As a New York–based dancer who recently completed a master's degree in Dance Education at NYU, I was particularly interested in the performers' physical commitment and ensemble awareness. The choreography required sustained rhythmic precision, grounded movement, and an ongoing relationship between the dancers and the live musicians. Rather than relying on technical virtuosity alone, the work emphasized intention, musical responsiveness, and collective presence.

I attended in part because interdisciplinary artist Ruhee Lee was among the performers. Having followed her work across performance and installation, I was curious to observe how her interdisciplinary practice would inform her dancing within a traditional ensemble setting. What stood out most was her consistency of movement quality and her sensitivity to the group's overall dynamics. She demonstrated clear spatial awareness, attentive musicality, and an ability to support the choreography without disrupting its collective focus.

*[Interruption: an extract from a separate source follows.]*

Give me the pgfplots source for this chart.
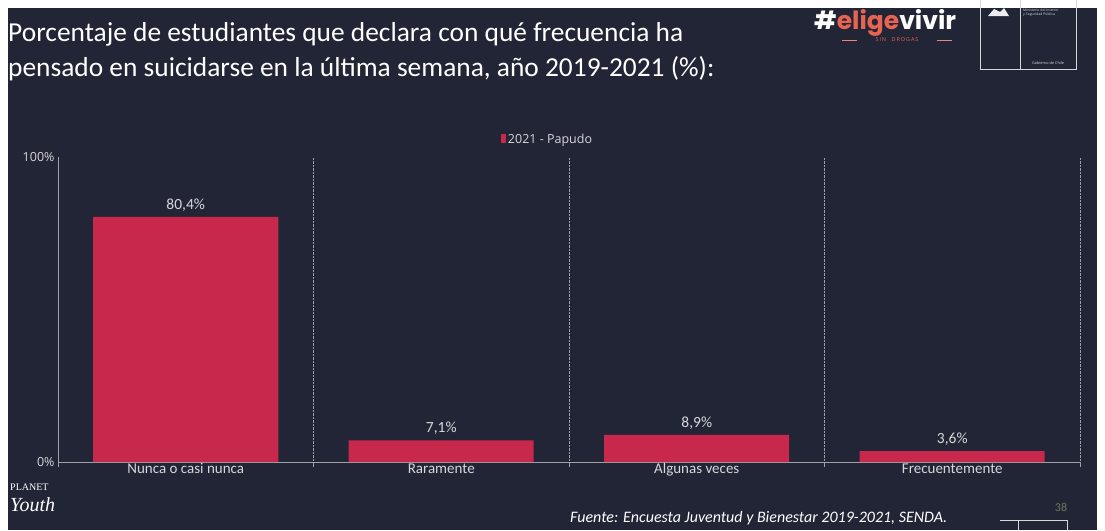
\documentclass[border=0pt]{standalone}
\usepackage{pgfplots}
\pgfplotsset{compat=1.18}
\usepackage{fontspec}
\setmainfont{Carlito}
\newfontfamily\opensans{Open Sans}
\newfontfamily\poppins{Poppins}
\newfontfamily\serifb{Liberation Serif}
\definecolor{bg}{RGB}{34,37,54}
\definecolor{barred}{RGB}{200,40,75}
\definecolor{lbl}{RGB}{215,215,218}
\definecolor{axgray}{RGB}{160,160,168}
\definecolor{salmon}{RGB}{232,100,82}
\definecolor{pagenum}{RGB}{115,120,95}
\begin{document}
\begin{tikzpicture}
\path[use as bounding box] (0pt,0pt) rectangle (1105pt,-530pt);
\clip (0pt,0pt) rectangle (1105pt,-530pt);
\fill[white] (0pt,0pt) rectangle (1105pt,-530pt);
\fill[bg] (8pt,-8pt) rectangle (1097pt,-530pt);
% title
\node[anchor=base west, text=white, inner sep=0pt, font=\fontsize{27.4}{31}\selectfont] at (8pt,-41pt) {Porcentaje de estudiantes que declara con qué frecuencia ha};
\node[anchor=base west, text=white, inner sep=0pt, font=\fontsize{27.4}{31}\selectfont] at (8pt,-76pt) {pensado en suicidarse en la última semana, año 2019-2021 (\%):};
\begin{axis}[
  at={(58pt,-462pt)}, anchor=south west,
  scale only axis, width=1022pt, height=305pt,
  xmin=-0.5, xmax=3.5, ymin=0, ymax=100,
  clip=false,
  axis x line*=bottom, axis y line*=left,
  x axis line style={axgray, line width=1pt, -},
  y axis line style={axgray, line width=0.8pt, -},
  tick align=outside,
  xtick={0,1,2,3},
  xticklabels={Nunca o casi nunca, Raramente, Algunas veces, Frecuentemente},
  major tick length=0pt,
  minor tick length=5pt,
  minor xtick={-0.5,0.5,1.5,2.5,3.5},
  minor x tick style={axgray, line width=0.8pt},
  xminorgrids,
  minor x grid style={densely dotted, axgray, line width=0.9pt},
  ytick={0,100}, yticklabels={0\%,100\%},
  y tick style={draw=none},
  xticklabel style={text=lbl, font=\fontsize{15}{17}\selectfont, yshift=2pt},
  yticklabel style={text=lbl, font=\opensans\fontsize{12.5}{14}\selectfont},
  ybar, bar width=185pt,
  nodes near coords={\pgfmathprintnumber[fixed,zerofill,precision=1,use comma]{\pgfplotspointmeta}\%},
  nodes near coords style={text=lbl, font=\fontsize{15.5}{17}\selectfont, yshift=2pt},
  /pgf/number format/assume math mode=true,
  legend style={at={(0.479,1)}, anchor=south, yshift=8pt, draw=none, fill=none,
    text=lbl, font=\opensans\fontsize{12.5}{14}\selectfont},
  legend image code/.code={\fill[barred] (0pt,-4pt) rectangle (5pt,5pt);},
]
\addplot[fill=barred, draw=none] coordinates {(0,80.4) (1,7.1) (2,8.9) (3,3.6)};
\addlegendentry{2021 - Papudo}
\end{axis}
% logo elige vivir
\node[anchor=base west, inner sep=0pt, font=\poppins\bfseries\fontsize{25}{27}\selectfont] at (814pt,-29pt) {\textcolor{white}{\#}\textcolor{salmon}{elige}\textcolor{white}{vivir}};
\draw[salmon!80, line width=0.8pt] (842pt,-40pt) -- (857pt,-40pt);
\draw[salmon!80, line width=0.8pt] (937pt,-40pt) -- (952pt,-40pt);
\node[inner sep=0pt, font=\opensans\fontsize{5.5}{6}\selectfont, text=salmon] at (897pt,-40pt) {S\,I\,N\quad D\,R\,O\,G\,A\,S};
% government box
\draw[lbl, line width=0.7pt] (980pt,0pt) -- (980pt,-69pt) -- (1076pt,-69pt) -- (1076pt,0pt);
\draw[lbl, line width=0.7pt] (1020pt,0pt) -- (1020pt,-69pt);
\fill[white!85!gray] (988pt,-16pt) -- (994pt,-9pt) -- (1000pt,-12pt) -- (1004pt,-8pt) -- (1009pt,-16pt) -- cycle;
\node[anchor=north west, inner sep=0pt, text=lbl, font=\opensans\fontsize{3.5}{4}\selectfont, align=left] at (1023pt,-9pt) {Ministerio del Interior\\y Seguridad Pública};
\node[inner sep=0pt, text=lbl, font=\opensans\fontsize{3.8}{4}\selectfont] at (1048pt,-63pt) {Gobierno de Chile};
% planet youth
\node[anchor=base west, inner sep=0pt, text=white, font=\serifb\fontsize{10}{12}\selectfont] at (10pt,-490pt) {PLANET};
\node[anchor=base west, inner sep=0pt, text=white, font=\serifb\itshape\fontsize{20}{22}\selectfont] at (10pt,-511pt) {Youth};
% source
\node[anchor=base west, inner sep=0pt, text=white, font=\itshape\fontsize{16}{18}\selectfont] at (570pt,-522pt) {Fuente: Encuesta Juventud y Bienestar 2019-2021, SENDA.};
\node[anchor=base, inner sep=0pt, text=pagenum, font=\fontsize{12}{14}\selectfont] at (1061pt,-511pt) {38};
\draw[lbl, line width=0.6pt] (1000pt,-520pt) -- (1067pt,-520pt);
\draw[lbl, line width=0.6pt] (1018pt,-520pt) -- (1018pt,-530pt);
\draw[lbl, line width=0.6pt] (1067pt,-520pt) -- (1067pt,-530pt);
\end{tikzpicture}
\end{document}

Beyond the individual performances, the production succeeded because of its authenticity. The relationship between movement, rhythm, and live music never felt decorative or theatrical for its own sake; instead, each element reinforced the cultural and historical significance of the work. The performance illustrated how embodied practice can preserve memory while remaining vibrant and relevant for contemporary audiences.

Hallelujah offered more than an evening of dance. It demonstrated how movement can function simultaneously as artistic expression, historical transmission, and communal experience. For dancers and audiences alike, it was a thoughtful reminder that technique gains its greatest meaning when it is grounded in purpose, culture, and shared humanity.